With #16492 , I get:

 Delete on device_inbox  (cost=2178.99..2231.08 rows=0 width=0)
   InitPlan 1 (returns $0)
     ->  Aggregate  (cost=1646.15..1646.16 rows=1 width=8)
           ->  Limit  (cost=0.67..1645.65 rows=40 width=8)
                 ->  Index Only Scan using device_inbox_user_stream_id on device_inbox device_inbox_1  (cost=0.67..1645.65 rows=40 width=8)
                       Index Cond: ((user_id = '@mat:tout.im'::text) AND (device_id = 'CCUJZYMJLP'::text))
   ->  Bitmap Heap Scan on device_inbox  (cost=532.83..584.92 rows=13 width=6)
         Recheck Cond: ((user_id = '@mat:tout.im'::text) AND (device_id = 'CCUJZYMJLP'::text) AND (stream_id <= $0))
         ->  Bitmap Index Scan on device_inbox_user_stream_id  (cost=0.00..532.83 rows=13 width=0)
               Index Cond: ((user_id = '@mat:tout.im'::text) AND (device_id = 'CCUJZYMJLP'::text) AND (stream_id <= $0))
(10 rows)

So it's probably a tad slower on more modern PG, but at least we will (?) not get a seqscan on older ones.

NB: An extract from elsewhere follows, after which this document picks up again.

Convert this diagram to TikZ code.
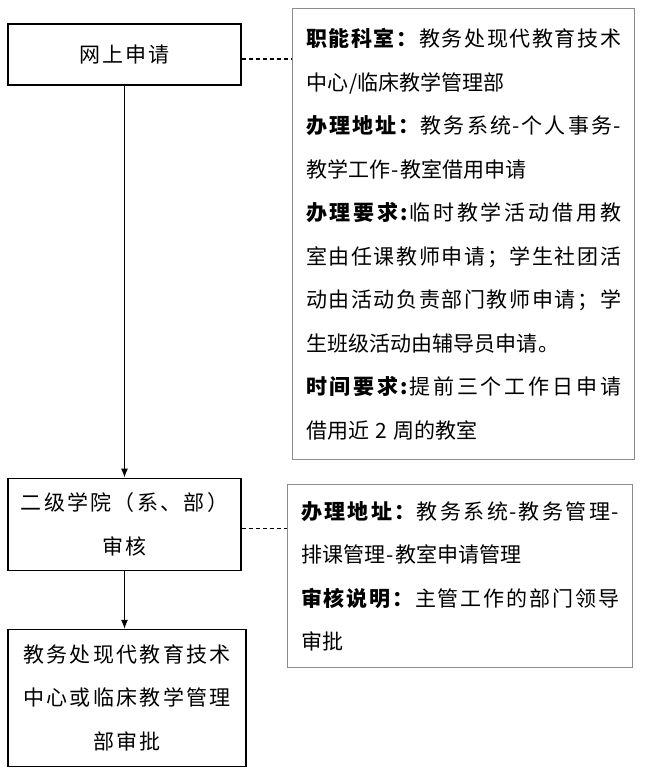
\documentclass[tikz,border=0pt]{standalone}
\usepackage{fontspec}
\setmainfont{Noto Sans CJK SC}[LetterSpace=8]
\newfontfamily\stepfont{Noto Sans CJK SC}[LetterSpace=11]
\usepackage{tikz}
\usetikzlibrary{positioning, arrows.meta}
\definecolor{noteBorder}{HTML}{8C8C8C}
\XeTeXlinebreaklocale "zh"
\XeTeXlinebreakskip=0pt plus 6pt
\setlength{\parindent}{0pt}
\tolerance=10000
\newcommand{\fieldname}[1]{\textbf{#1}}

\begin{document}
\begin{tikzpicture}[x=1pt, y=-1pt, stepbox/.style={draw, line width=1.2pt, inner sep=0pt, align=center, font=\stepfont\fontsize{21}{43.5}\selectfont},notebox/.style={draw=noteBorder, line width=1.2pt, anchor=north west, inner xsep=13.5pt, inner ysep=0pt, align=justify, font=\fontsize{21}{43.5}\selectfont},arr/.style={-{Latex[length=9pt, width=7pt]}, line width=1.2pt},link/.style={dash pattern=on 4pt off 3pt, line width=1.2pt}]
\useasboundingbox (0,0) rectangle (645,772);
\node[stepbox, minimum width=233pt, minimum height=61pt] (apply) at (124.5,54.5) {网上申请};
\node[stepbox, minimum width=233pt, minimum height=92pt, below=392pt of apply] (review) {二级学院（系、部）\\审核};
\node[stepbox, minimum width=238pt, minimum height=137pt, below=58pt of review, xshift=2.5pt] (approve) {教务处现代教育技术\\中心或临床教学管理\\部审批};
\node[notebox, text width=315pt, minimum height=451pt] (info1) at (292,8) {\fieldname{职能科室：}教务处现代教育技术\linebreak 中心/临床教学管理部\par\fieldname{办理地址：}教务系统-个人事务-\linebreak 教学工作-教室借用申请\par\fieldname{办理要求:}临时教学活动借用教\linebreak 室由任课教师申请；学生社团活\linebreak 动由活动负责部门教师申请；学\linebreak 生班级活动由辅导员申请。\par\fieldname{时间要求:}提前三个工作日申请\linebreak 借用近 2 周的教室};
\node[notebox, text width=318pt, minimum height=183pt] (info2) at (287,484) {\fieldname{办理地址：}教务系统-教务管理-\linebreak 排课管理-教室申请管理\par\fieldname{审核说明：}主管工作的部门领导\linebreak 审批};
\draw[link] ([yshift=-4.5pt]apply.east) -- ([yshift=-4.5pt]apply.east -| info1.west);
\draw[link] ([yshift=-4pt]review.east) -- ([yshift=-4pt]review.east -| info2.west);
\draw[arr] (apply) -- (review);
\draw[arr] (review.south) -- (review.south |- approve.north);
\end{tikzpicture}
\end{document}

@richvdh could you do a comparison with your test DB to check the new query is ok on PG11?

Also note that my new query delete 10 rows and not 12, I need to check why.

MatMaul commented 1 year ago

The indicated rows is the number of lines for the plan and not the number of deleted records :sob: .

I have executed the 2 inner SELECT and they do return the same number of rows for my test case (125 rows).

clokep commented 1 year ago

I think this was fixed by #16491?

richvdh commented 1 year ago

16491 will only have fixed half the problem.

To-device message deletions happen in two places: 1) after they are successfully sent to the target device via /sync; 2) when the target device is deleted. Both were using delete_messages_for_device_txn which uses a very inefficient query plan on Postgres 11.

16491 changes the /sync case to no longer use delete_messages_for_device_txn and therefore fixes case 1, but does not change the query plan in that function so does not fix case 2.

richvdh commented 1 year ago

oh, in fairness, the subject of this issue is just about the /sync requests, so yes, I guess it is fixed. Sorry.

For completeness, the device-deletion side looks to be covered in #16492.